◆ **WHAT IS EXPECTED**: In the records that follow, locate every line with "file" and extract it.
:: DATA EXCERPTS ::
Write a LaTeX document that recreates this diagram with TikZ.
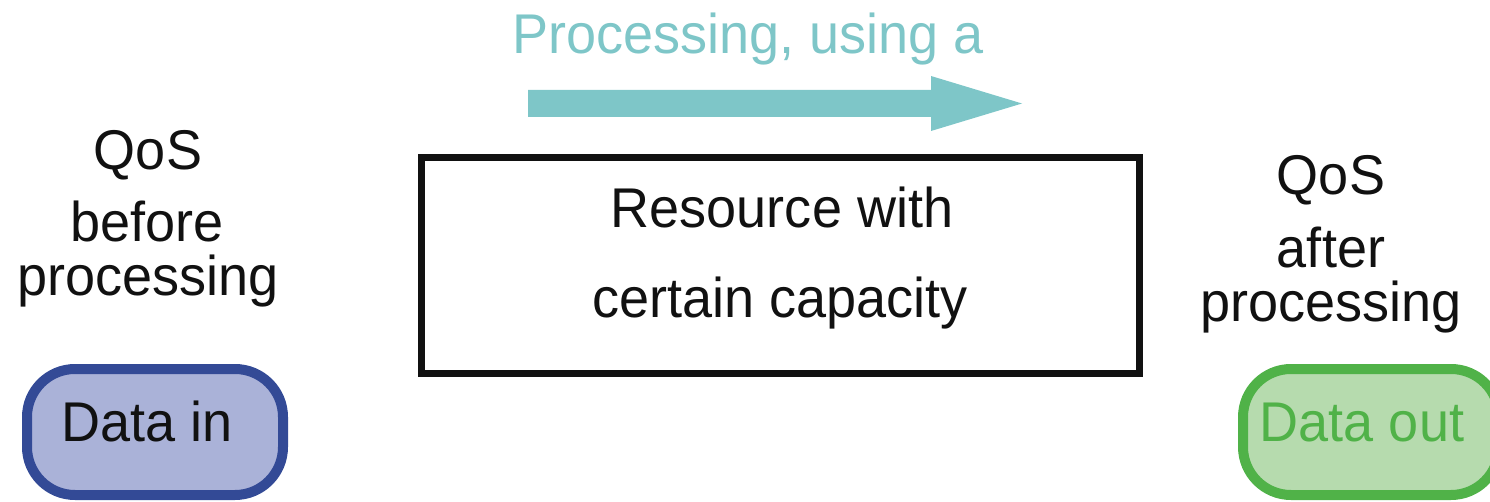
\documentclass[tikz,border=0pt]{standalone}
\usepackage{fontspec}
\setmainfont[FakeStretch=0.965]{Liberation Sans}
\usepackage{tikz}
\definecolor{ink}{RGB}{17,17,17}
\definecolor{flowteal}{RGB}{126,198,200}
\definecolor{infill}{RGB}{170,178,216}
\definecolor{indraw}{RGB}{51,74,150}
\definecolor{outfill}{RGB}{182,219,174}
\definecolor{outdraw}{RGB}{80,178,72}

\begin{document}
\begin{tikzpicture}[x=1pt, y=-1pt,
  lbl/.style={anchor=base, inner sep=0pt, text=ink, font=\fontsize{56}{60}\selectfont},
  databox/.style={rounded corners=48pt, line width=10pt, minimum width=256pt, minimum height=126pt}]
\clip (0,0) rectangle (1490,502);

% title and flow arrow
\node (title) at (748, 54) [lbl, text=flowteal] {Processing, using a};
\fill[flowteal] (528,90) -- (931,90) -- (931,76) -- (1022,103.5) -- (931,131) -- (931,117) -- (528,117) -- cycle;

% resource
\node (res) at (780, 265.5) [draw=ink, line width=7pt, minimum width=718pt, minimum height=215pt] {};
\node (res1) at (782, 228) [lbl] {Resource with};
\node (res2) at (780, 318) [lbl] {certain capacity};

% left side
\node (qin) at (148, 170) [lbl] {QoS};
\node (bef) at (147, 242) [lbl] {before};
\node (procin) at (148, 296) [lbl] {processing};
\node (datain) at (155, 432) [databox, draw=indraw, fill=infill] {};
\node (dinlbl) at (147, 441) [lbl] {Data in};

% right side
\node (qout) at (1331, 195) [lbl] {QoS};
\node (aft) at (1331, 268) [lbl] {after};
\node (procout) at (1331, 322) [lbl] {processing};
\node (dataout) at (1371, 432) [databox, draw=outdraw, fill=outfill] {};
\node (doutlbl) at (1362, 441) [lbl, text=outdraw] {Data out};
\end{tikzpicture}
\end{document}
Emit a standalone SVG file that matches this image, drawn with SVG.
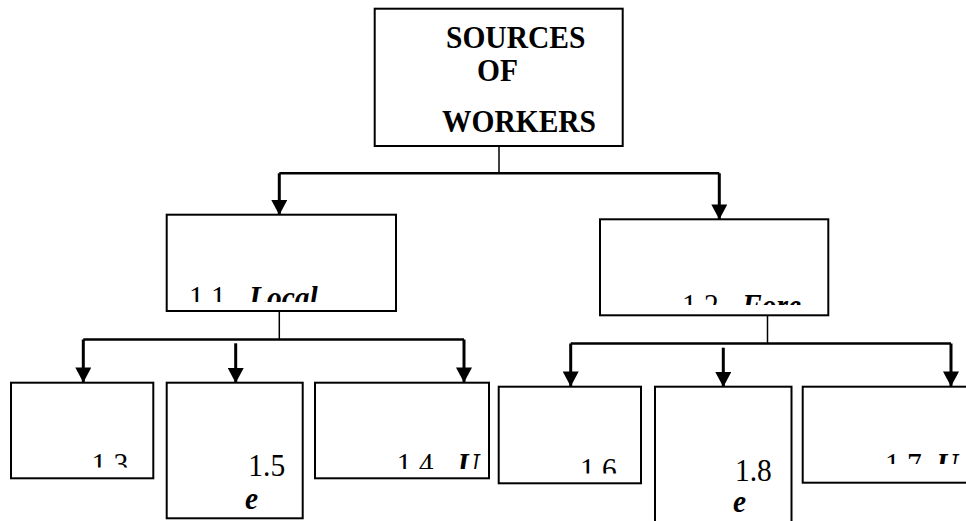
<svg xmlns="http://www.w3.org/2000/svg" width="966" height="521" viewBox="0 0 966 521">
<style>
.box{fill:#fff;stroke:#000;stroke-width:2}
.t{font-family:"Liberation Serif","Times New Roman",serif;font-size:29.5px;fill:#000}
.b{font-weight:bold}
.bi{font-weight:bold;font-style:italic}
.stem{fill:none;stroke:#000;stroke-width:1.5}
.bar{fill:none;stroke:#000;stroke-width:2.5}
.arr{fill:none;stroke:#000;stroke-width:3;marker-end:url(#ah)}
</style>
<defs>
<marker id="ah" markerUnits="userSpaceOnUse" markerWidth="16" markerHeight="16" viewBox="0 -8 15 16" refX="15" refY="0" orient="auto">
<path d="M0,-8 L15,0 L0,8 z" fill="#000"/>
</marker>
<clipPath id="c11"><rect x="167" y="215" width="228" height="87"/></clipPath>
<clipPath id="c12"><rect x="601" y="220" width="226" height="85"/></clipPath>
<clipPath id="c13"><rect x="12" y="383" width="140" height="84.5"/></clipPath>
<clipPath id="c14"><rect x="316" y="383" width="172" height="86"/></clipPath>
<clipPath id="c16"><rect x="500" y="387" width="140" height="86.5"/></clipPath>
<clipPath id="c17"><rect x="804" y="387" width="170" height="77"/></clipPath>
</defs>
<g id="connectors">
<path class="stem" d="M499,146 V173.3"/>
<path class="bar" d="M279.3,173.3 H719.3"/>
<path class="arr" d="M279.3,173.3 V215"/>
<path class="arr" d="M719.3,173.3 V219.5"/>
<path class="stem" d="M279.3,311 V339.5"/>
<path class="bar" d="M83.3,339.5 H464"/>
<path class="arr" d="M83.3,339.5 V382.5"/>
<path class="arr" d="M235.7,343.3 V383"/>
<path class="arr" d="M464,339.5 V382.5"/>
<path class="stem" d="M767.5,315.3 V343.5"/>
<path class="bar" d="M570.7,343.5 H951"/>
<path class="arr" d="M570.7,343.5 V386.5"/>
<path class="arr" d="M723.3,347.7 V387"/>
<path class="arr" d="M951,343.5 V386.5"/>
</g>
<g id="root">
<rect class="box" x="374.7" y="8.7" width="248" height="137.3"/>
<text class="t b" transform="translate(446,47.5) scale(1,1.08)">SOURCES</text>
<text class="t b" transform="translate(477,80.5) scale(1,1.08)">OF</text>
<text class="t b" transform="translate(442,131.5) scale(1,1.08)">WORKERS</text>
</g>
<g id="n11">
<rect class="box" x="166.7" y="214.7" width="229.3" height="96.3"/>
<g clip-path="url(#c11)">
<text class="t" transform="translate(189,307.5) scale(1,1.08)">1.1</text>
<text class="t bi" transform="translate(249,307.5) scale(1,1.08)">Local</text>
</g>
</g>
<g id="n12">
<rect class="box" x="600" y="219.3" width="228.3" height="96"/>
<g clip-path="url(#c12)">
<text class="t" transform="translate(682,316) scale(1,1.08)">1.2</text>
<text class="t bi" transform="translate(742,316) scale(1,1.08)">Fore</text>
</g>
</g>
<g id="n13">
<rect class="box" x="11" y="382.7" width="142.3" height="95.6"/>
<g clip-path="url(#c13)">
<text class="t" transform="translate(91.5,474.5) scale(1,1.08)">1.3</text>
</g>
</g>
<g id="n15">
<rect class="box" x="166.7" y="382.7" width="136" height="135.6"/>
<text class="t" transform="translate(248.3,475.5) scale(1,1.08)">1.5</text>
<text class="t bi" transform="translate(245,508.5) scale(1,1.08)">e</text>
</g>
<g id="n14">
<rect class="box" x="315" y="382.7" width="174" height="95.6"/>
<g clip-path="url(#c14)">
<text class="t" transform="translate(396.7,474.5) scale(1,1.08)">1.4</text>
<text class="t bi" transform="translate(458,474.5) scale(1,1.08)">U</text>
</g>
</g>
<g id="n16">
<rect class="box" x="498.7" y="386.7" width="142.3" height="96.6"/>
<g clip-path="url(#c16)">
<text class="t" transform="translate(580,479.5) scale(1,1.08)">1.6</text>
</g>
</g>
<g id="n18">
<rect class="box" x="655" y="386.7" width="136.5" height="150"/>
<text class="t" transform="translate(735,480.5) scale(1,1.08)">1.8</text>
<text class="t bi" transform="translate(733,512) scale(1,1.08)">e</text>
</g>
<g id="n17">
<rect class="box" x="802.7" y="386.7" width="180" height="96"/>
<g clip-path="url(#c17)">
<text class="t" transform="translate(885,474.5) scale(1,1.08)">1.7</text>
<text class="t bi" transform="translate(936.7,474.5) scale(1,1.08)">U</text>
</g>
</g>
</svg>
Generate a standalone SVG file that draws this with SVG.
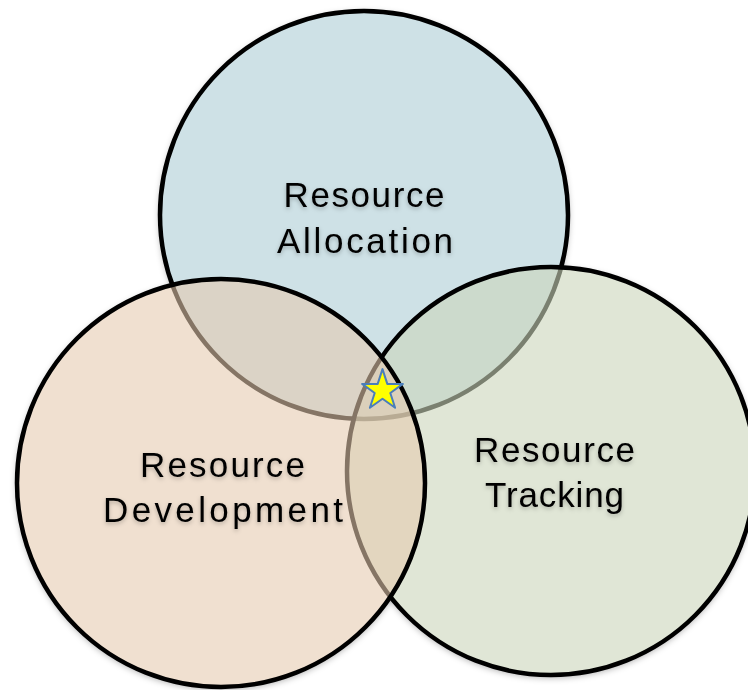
:::
◆ **EXERCISE SOLUTION**:
Emit a standalone SVG file that matches this image, drawn with SVG.
Generate a standalone SVG file that draws this with SVG.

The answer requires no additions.